1 hour before baking: Soften 500g of Danish or French butter, and bring 12 eggs to room temperature. Toast 400g chopped almonds and let them cool. Prepare your baking tins.
To prepare the tins: liberally butter four 23 x 12.5 x 7.5cm loaf tins or a 13-inch square cake tin with the liners from the butter you softened. Cut enough waxed paper to cover the inner perimeter of the cake tins and fold into quarters. Snip ½-inch squares on the bottom of the paper to facilitate lining the inside perimeter smoothly. Unfold and fit this into the tin perimeter; then cut more paper to line the bottom of the tin. Next, cut enough brown paper to cover the outer perimeter of the cake tins and fold into 3 horizontally to form a triple layer of protection. Wrap this around the tin and secure firmly in place with butcher string.
Sift 4 cups of top flour and set aside. Preheat the oven to 150C and place a tray of water at the last rung. Position the rack above the tray of water. Scrape the seeds out of the halved vanilla pod into the fruit and discard the pod.

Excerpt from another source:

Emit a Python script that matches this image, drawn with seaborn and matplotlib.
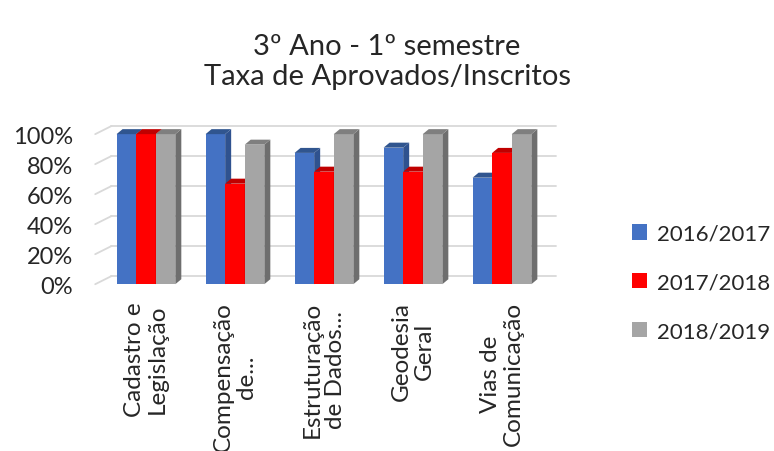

To bake, start by separating the eggs. In your mixer, beat the egg whites with ¼ tsp cream of tartar until stiff peaks form. Set aside in your refrigerator. In the same mixing bowl (you do not need to wash it), beat the softened butter with 400g Chinese black sugar and 1 tsp fine sea-salt until pale. Add the egg yolks one at a time, and beat well till combined, along with 1 tsp of vanilla extract. Add ½ tsp EACH of ground cinnamon and nutmeg and beat well. You may have to empty the butter mixture out into your biggest deep mixing bowl or even a clean pot. At this point, if it looks like it’s going to curdle, just beat in a little of the sifted flour.
Fold in the marinated fruits and its juices, along with 400g of halved candied cherries as well as the toasted nuts. Gently fold in the sifted flour till just combined. Stir in 1/3 of the egg whites to lighten the batter then fold in the rest gently till there are no more ripples of white. Divide amongst the loaf tins, or pour it into the big tin, then bake for 3.5 to 4 hours till an inserted toothpick has moist crumbs clinging to it. Ovens vary in heat so start testing at the 3-hour mark. Replenish the water in the tray if need be. When removed from the oven, immediately brush some brandy over the surface.
Let the fruitcake cool completely then carefully unmold and brush all sides liberally with brandy. Wrap in foil and store in the fridge. Repeat this every 3 days, for 2 weeks (or at least another 2 times if you are not a fan of alcoholic cakes); then slice into small slivers and watch contentedly as your guests lick the plate clean!